Lines containing "this" are to be counted. Give the number and nothing more.

::: Raw data :::

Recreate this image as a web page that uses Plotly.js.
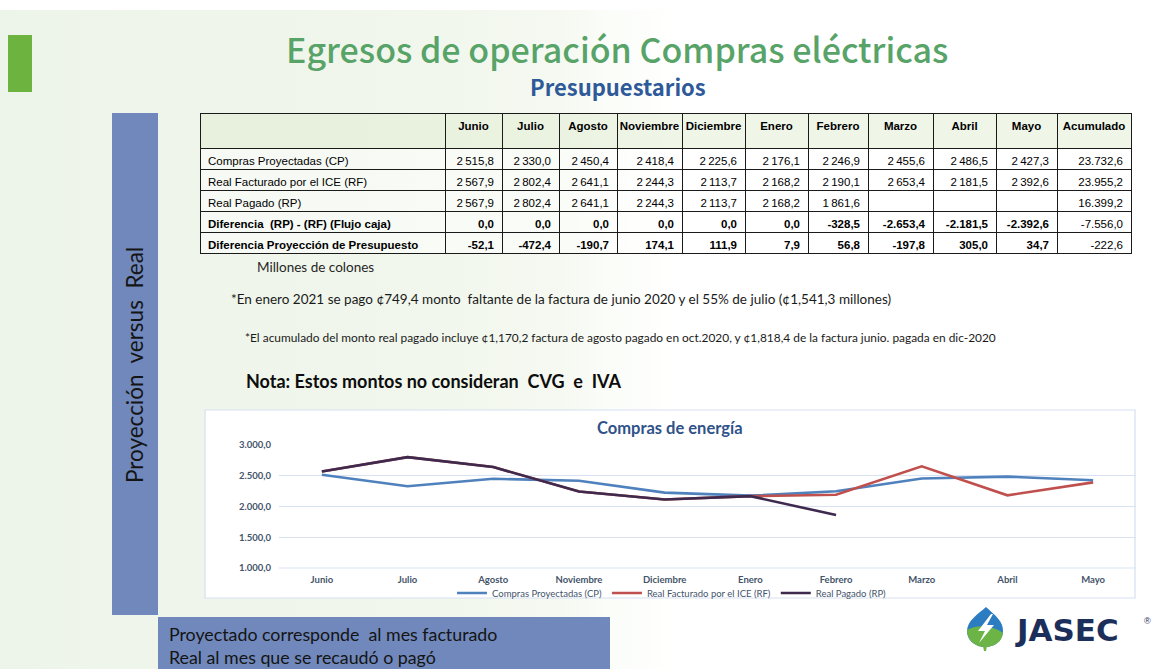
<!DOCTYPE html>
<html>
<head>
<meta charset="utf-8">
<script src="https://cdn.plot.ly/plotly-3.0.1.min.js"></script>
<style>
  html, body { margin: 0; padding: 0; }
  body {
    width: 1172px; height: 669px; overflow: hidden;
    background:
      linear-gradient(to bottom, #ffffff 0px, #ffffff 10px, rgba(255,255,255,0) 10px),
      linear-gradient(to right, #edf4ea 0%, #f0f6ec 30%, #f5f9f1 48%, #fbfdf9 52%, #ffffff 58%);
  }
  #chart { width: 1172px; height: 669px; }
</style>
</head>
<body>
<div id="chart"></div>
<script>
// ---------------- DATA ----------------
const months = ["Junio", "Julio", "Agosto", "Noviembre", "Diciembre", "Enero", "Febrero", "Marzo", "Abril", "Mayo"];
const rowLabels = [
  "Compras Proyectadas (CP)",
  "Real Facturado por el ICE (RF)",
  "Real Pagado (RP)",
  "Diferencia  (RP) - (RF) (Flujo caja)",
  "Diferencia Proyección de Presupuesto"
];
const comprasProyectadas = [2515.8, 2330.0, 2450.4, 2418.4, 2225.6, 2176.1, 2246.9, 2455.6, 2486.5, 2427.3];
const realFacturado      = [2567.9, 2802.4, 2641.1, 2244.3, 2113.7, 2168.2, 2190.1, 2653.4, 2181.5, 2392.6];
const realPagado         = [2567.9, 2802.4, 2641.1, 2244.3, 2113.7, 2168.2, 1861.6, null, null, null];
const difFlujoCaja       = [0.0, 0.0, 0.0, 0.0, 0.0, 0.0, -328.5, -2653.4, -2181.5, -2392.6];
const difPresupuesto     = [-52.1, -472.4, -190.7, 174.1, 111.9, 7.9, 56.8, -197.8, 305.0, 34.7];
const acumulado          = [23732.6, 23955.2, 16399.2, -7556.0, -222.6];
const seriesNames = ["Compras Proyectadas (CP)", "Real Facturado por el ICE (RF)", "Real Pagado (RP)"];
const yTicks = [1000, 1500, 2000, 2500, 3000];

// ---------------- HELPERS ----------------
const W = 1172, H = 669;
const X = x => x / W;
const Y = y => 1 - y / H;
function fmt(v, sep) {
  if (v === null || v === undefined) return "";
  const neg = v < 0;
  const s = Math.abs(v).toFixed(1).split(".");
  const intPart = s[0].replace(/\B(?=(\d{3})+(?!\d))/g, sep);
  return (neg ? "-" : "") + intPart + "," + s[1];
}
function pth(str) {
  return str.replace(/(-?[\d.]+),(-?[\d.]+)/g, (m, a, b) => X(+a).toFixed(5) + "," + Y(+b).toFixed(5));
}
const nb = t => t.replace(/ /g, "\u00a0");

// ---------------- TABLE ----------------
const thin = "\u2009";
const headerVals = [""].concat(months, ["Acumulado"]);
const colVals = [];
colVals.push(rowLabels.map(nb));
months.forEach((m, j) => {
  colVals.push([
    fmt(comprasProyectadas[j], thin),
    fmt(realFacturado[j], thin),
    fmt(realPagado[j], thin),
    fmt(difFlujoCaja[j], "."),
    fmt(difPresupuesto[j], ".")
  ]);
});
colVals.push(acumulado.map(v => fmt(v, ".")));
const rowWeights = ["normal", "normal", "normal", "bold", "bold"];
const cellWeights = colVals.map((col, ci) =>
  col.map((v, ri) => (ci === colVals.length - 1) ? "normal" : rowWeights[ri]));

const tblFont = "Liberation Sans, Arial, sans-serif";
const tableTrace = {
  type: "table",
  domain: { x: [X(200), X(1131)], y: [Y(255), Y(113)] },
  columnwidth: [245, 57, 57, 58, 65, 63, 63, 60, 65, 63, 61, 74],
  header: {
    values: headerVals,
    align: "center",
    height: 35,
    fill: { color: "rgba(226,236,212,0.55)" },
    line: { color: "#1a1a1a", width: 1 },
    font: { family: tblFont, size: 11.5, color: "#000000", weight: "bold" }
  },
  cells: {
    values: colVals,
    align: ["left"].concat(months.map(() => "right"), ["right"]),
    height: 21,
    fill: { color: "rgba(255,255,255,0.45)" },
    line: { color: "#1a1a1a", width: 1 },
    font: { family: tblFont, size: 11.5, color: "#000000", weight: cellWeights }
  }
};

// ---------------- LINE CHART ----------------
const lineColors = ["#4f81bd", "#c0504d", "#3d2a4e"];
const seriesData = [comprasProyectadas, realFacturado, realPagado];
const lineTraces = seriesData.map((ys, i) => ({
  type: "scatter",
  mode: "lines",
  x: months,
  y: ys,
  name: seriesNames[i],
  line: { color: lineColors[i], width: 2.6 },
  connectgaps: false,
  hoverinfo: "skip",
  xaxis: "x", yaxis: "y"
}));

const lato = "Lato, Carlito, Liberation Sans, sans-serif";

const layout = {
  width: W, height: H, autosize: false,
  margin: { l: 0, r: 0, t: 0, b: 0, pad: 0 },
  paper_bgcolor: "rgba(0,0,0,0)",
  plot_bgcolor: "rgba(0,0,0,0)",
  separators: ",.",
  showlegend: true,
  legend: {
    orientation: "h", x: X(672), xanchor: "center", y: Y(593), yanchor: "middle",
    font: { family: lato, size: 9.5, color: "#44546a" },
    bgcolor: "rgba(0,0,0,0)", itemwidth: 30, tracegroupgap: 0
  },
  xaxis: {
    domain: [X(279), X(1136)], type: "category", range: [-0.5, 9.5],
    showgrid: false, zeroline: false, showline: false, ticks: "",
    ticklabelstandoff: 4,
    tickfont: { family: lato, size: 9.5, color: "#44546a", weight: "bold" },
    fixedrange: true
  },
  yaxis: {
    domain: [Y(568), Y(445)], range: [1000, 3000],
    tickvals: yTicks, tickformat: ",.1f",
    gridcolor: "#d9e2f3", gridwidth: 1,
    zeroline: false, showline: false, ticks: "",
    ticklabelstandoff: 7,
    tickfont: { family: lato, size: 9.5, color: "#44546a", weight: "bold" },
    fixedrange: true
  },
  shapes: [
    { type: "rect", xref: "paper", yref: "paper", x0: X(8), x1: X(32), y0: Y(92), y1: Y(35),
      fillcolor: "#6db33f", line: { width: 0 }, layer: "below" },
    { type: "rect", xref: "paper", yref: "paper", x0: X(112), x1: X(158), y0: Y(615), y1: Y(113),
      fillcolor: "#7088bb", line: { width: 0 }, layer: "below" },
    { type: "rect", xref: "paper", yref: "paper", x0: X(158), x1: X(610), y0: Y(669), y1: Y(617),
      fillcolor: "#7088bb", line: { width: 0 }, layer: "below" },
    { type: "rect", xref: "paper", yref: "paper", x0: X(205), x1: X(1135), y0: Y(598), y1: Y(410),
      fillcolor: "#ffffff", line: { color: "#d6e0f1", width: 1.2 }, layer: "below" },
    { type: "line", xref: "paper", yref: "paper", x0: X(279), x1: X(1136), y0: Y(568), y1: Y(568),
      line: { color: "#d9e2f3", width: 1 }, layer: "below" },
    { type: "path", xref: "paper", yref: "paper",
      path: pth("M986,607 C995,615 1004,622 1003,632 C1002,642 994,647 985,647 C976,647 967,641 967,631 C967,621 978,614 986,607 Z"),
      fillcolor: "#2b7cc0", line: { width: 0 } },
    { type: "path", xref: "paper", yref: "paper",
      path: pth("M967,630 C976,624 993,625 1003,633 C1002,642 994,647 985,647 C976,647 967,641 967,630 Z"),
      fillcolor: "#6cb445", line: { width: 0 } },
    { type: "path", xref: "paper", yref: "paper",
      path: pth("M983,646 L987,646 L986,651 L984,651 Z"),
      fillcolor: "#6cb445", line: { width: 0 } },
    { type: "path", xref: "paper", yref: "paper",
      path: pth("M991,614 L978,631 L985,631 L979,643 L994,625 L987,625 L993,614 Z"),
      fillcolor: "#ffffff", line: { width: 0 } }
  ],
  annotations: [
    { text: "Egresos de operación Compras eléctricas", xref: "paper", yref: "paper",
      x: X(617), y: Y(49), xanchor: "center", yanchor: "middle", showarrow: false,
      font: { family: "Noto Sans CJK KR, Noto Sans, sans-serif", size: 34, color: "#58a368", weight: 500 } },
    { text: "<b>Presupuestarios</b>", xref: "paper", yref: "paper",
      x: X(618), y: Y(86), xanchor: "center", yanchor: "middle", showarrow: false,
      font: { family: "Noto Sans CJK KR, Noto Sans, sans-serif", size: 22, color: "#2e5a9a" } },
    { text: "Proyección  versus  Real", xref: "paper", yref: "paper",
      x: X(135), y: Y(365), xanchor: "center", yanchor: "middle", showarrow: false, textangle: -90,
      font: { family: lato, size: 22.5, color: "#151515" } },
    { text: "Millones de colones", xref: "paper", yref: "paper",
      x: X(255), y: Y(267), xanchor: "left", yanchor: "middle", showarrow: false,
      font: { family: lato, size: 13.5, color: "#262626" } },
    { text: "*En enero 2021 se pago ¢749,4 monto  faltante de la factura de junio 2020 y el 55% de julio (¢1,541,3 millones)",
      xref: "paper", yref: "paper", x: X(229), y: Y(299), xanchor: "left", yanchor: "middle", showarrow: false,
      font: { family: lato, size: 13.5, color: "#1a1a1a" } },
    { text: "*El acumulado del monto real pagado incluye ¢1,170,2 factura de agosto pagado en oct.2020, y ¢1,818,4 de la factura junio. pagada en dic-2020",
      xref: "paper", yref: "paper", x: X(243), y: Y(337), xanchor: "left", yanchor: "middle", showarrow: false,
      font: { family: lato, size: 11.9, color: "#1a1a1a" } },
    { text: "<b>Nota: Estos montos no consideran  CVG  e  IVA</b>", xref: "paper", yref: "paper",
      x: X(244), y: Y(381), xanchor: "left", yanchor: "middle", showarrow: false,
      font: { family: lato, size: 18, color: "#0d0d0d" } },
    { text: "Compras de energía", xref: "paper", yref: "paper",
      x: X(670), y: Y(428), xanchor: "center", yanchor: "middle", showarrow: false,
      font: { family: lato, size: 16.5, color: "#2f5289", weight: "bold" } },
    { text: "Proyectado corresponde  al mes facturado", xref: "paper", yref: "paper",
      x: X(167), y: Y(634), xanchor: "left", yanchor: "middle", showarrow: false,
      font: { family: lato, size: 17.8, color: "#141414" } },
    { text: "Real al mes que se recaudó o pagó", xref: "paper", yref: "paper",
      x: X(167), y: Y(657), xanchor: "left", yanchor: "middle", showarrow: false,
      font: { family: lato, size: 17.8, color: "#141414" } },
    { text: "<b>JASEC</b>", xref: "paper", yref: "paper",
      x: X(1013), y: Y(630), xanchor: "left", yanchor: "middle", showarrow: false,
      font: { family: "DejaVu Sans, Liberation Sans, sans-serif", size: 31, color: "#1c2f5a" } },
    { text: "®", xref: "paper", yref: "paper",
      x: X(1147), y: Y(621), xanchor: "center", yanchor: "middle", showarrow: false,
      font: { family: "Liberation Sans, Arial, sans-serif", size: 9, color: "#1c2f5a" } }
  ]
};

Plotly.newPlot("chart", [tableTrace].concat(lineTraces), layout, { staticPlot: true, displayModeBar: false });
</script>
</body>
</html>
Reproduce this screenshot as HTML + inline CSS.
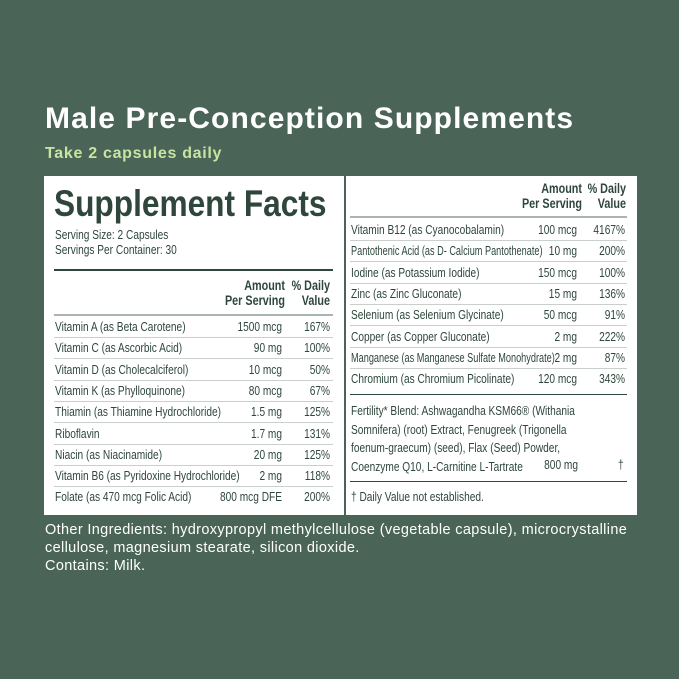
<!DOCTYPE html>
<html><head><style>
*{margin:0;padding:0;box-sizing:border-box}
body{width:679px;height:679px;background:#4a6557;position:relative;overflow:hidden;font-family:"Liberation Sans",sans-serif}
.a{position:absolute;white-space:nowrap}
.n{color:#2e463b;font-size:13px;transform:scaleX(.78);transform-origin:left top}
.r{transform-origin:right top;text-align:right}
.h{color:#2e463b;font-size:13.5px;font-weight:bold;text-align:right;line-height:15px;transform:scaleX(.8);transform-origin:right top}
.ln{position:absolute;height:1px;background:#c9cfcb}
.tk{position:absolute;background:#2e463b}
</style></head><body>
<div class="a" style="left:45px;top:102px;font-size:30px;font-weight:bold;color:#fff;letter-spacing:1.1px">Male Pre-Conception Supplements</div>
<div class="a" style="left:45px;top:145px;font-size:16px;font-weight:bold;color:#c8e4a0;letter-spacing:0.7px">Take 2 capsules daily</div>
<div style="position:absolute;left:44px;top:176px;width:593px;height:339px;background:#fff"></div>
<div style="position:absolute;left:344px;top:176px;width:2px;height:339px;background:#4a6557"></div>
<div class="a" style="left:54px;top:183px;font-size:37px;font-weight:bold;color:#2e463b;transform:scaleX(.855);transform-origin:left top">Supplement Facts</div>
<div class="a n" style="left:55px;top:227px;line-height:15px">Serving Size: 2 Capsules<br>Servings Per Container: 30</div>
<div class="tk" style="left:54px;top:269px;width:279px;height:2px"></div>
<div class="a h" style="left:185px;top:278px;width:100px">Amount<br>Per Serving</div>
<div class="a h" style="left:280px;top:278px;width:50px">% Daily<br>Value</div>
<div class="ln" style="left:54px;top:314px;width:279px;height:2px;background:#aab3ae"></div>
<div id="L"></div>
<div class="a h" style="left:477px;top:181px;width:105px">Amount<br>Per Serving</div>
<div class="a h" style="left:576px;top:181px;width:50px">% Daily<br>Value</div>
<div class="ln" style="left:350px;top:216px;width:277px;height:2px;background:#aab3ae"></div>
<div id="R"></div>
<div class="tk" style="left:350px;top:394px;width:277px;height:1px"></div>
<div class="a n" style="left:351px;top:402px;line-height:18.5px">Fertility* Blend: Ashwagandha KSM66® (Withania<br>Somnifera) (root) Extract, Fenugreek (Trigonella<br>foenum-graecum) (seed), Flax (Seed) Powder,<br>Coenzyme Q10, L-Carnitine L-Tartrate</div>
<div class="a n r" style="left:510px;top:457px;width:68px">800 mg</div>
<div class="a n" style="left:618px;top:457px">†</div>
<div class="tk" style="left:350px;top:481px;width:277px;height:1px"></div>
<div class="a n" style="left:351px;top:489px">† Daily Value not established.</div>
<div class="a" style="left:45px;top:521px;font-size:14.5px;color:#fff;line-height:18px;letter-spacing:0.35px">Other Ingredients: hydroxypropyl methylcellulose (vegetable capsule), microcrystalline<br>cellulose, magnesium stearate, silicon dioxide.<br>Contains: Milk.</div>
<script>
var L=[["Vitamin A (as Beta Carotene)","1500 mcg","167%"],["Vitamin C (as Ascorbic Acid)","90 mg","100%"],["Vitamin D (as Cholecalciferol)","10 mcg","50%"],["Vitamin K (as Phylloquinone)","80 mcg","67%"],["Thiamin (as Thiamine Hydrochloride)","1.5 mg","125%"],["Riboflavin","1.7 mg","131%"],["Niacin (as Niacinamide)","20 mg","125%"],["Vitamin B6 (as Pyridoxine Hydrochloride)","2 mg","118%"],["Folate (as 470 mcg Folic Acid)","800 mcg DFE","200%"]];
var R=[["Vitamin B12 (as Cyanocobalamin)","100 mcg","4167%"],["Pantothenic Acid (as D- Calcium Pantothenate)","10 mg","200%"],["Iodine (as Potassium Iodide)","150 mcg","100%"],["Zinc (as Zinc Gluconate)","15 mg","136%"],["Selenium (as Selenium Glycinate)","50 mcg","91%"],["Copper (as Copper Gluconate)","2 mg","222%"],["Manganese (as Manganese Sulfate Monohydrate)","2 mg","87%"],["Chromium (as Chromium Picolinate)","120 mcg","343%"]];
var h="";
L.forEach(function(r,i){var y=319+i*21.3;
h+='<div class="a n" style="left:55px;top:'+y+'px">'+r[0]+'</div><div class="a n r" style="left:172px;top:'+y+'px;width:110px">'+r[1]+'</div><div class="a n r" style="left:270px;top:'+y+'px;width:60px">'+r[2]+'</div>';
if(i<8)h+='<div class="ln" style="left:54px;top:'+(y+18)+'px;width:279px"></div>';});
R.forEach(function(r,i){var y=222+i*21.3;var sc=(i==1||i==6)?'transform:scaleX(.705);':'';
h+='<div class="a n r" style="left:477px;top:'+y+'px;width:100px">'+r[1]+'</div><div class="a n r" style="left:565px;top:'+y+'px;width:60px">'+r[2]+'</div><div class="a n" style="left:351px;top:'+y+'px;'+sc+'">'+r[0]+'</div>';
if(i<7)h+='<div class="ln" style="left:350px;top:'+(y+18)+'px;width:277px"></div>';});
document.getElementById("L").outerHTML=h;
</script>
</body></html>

:::

* The reply *
2